··· Dataset extract
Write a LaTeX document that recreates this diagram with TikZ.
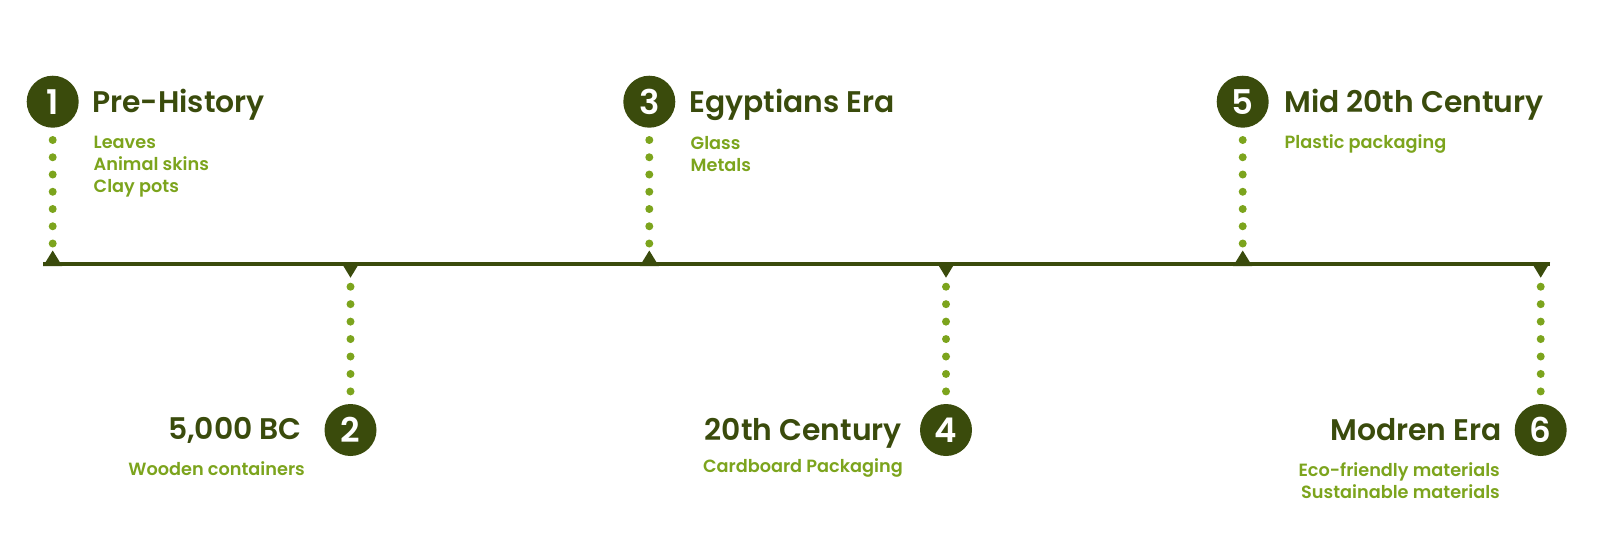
\documentclass[tikz,border=0pt]{standalone}
\usepackage{fontspec}
\setmainfont{Poppins}
\newfontfamily\titlefont{Poppins SemiBold}
\newfontfamily\numfont{Poppins SemiBold}
\newfontfamily\itemfont{Poppins SemiBold}
\definecolor{dkgreen}{HTML}{3A4B0C}
\definecolor{ltgreen}{HTML}{7CA41D}
\tikzset{
  num/.style={circle, fill=dkgreen, minimum size=52pt, inner sep=0pt, text=white,
    font=\numfont\fontsize{34}{34}\selectfont},
  ttl/.style={text=dkgreen, inner sep=0pt, font=\titlefont\fontsize{29.8}{29.8}\selectfont},
  itm/.style={text=ltgreen, inner sep=0pt, font=\itemfont\fontsize{17.7}{17.7}\selectfont},
  dotline/.style={draw=ltgreen, line width=8pt, line cap=round, dash pattern=on 0pt off #1},
  axisline/.style={draw=dkgreen, line width=4pt},
  tickmark/.style={fill=dkgreen, draw=none}
}
\begin{document}
\begin{tikzpicture}[x=1pt,y=-1pt]
\useasboundingbox (0,0) rectangle (1600,550);
% axis
\coordinate (axL) at (43.3,264);
\coordinate (axR) at (1549.5,264);
\draw[axisline] (axL) -- (axR);
% events above the axis
\foreach \i/\x in {1/52.7,3/649.3,5/1242.7}{
  \node[num] (c\i) at (\x,101.7) {\i};
  \coordinate (d\i a) at (\x,140);
  \coordinate (d\i b) at (\x,243.7);
  \coordinate (t\i) at (\x,250.5);
  \fill[tickmark] (t\i) -- ++(9.5,15.5) -- ++(-19,0) -- cycle;
  \draw[dotline=17.25pt] (d\i a) -- (d\i b);
}
% events below the axis
\foreach \i/\x in {2/350.5,4/946,6/1540.7}{
  \node[num] (c\i) at (\x,430) {\i};
  \coordinate (d\i a) at (\x,286.7);
  \coordinate (d\i b) at (\x,391.7);
  \coordinate (t\i) at (\x,277.7);
  \fill[tickmark] (t\i) -- ++(9.5,-15.7) -- ++(-19,0) -- cycle;
  \draw[dotline=17.45pt] (d\i a) -- (d\i b);
}
% top titles and items
\node[ttl, anchor=base west] (h1) at (92,112) {Pre-History};
\node[itm, anchor=base west] (i1a) at (93.5,148) {Leaves};
\node[itm, anchor=base west] (i1b) at (93.5,170) {Animal skins};
\node[itm, anchor=base west] (i1c) at (93.5,192) {Clay pots};
\node[ttl, anchor=base west] (h3) at (689,112) {Egyptians Era};
\node[itm, anchor=base west] (i3a) at (690.5,149) {Glass};
\node[itm, anchor=base west] (i3b) at (690.5,171) {Metals};
\node[ttl, anchor=base west] (h5) at (1284,112) {Mid 20th Century};
\node[itm, anchor=base west] (i5a) at (1284.5,148) {Plastic packaging};
% bottom titles and items
\node[ttl, anchor=base east] (h2) at (302,439) {5,000 BC};
\node[itm, anchor=base east] (i2a) at (305,475) {Wooden containers};
\node[ttl, anchor=base east] (h4) at (902,440) {20th Century};
\node[itm, anchor=base east] (i4a) at (903,472) {Cardboard Packaging};
\node[ttl, anchor=base east] (h6) at (1502,440) {Modren Era};
\node[itm, anchor=base east] (i6a) at (1500,476.5) {Eco-friendly materials};
\node[itm, anchor=base east] (i6b) at (1500,498) {Sustainable materials};
\end{tikzpicture}
\end{document}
······
Copy the listing in full and without alteration, omitting every picture.

Exercise solution:
Write a LaTeX document that recreates this diagram with TikZ.
\documentclass[tikz,border=0pt]{standalone}
\usepackage{fontspec}
\setmainfont{Poppins}
\newfontfamily\titlefont{Poppins SemiBold}
\newfontfamily\numfont{Poppins SemiBold}
\newfontfamily\itemfont{Poppins SemiBold}
\definecolor{dkgreen}{HTML}{3A4B0C}
\definecolor{ltgreen}{HTML}{7CA41D}
\tikzset{
  num/.style={circle, fill=dkgreen, minimum size=52pt, inner sep=0pt, text=white,
    font=\numfont\fontsize{34}{34}\selectfont},
  ttl/.style={text=dkgreen, inner sep=0pt, font=\titlefont\fontsize{29.8}{29.8}\selectfont},
  itm/.style={text=ltgreen, inner sep=0pt, font=\itemfont\fontsize{17.7}{17.7}\selectfont},
  dotline/.style={draw=ltgreen, line width=8pt, line cap=round, dash pattern=on 0pt off #1},
  axisline/.style={draw=dkgreen, line width=4pt},
  tickmark/.style={fill=dkgreen, draw=none}
}
\begin{document}
\begin{tikzpicture}[x=1pt,y=-1pt]
\useasboundingbox (0,0) rectangle (1600,550);
% axis
\coordinate (axL) at (43.3,264);
\coordinate (axR) at (1549.5,264);
\draw[axisline] (axL) -- (axR);
% events above the axis
\foreach \i/\x in {1/52.7,3/649.3,5/1242.7}{
  \node[num] (c\i) at (\x,101.7) {\i};
  \coordinate (d\i a) at (\x,140);
  \coordinate (d\i b) at (\x,243.7);
  \coordinate (t\i) at (\x,250.5);
  \fill[tickmark] (t\i) -- ++(9.5,15.5) -- ++(-19,0) -- cycle;
  \draw[dotline=17.25pt] (d\i a) -- (d\i b);
}
% events below the axis
\foreach \i/\x in {2/350.5,4/946,6/1540.7}{
  \node[num] (c\i) at (\x,430) {\i};
  \coordinate (d\i a) at (\x,286.7);
  \coordinate (d\i b) at (\x,391.7);
  \coordinate (t\i) at (\x,277.7);
  \fill[tickmark] (t\i) -- ++(9.5,-15.7) -- ++(-19,0) -- cycle;
  \draw[dotline=17.45pt] (d\i a) -- (d\i b);
}
% top titles and items
\node[ttl, anchor=base west] (h1) at (92,112) {Pre-History};
\node[itm, anchor=base west] (i1a) at (93.5,148) {Leaves};
\node[itm, anchor=base west] (i1b) at (93.5,170) {Animal skins};
\node[itm, anchor=base west] (i1c) at (93.5,192) {Clay pots};
\node[ttl, anchor=base west] (h3) at (689,112) {Egyptians Era};
\node[itm, anchor=base west] (i3a) at (690.5,149) {Glass};
\node[itm, anchor=base west] (i3b) at (690.5,171) {Metals};
\node[ttl, anchor=base west] (h5) at (1284,112) {Mid 20th Century};
\node[itm, anchor=base west] (i5a) at (1284.5,148) {Plastic packaging};
% bottom titles and items
\node[ttl, anchor=base east] (h2) at (302,439) {5,000 BC};
\node[itm, anchor=base east] (i2a) at (305,475) {Wooden containers};
\node[ttl, anchor=base east] (h4) at (902,440) {20th Century};
\node[itm, anchor=base east] (i4a) at (903,472) {Cardboard Packaging};
\node[ttl, anchor=base east] (h6) at (1502,440) {Modren Era};
\node[itm, anchor=base east] (i6a) at (1500,476.5) {Eco-friendly materials};
\node[itm, anchor=base east] (i6b) at (1500,498) {Sustainable materials};
\end{tikzpicture}
\end{document}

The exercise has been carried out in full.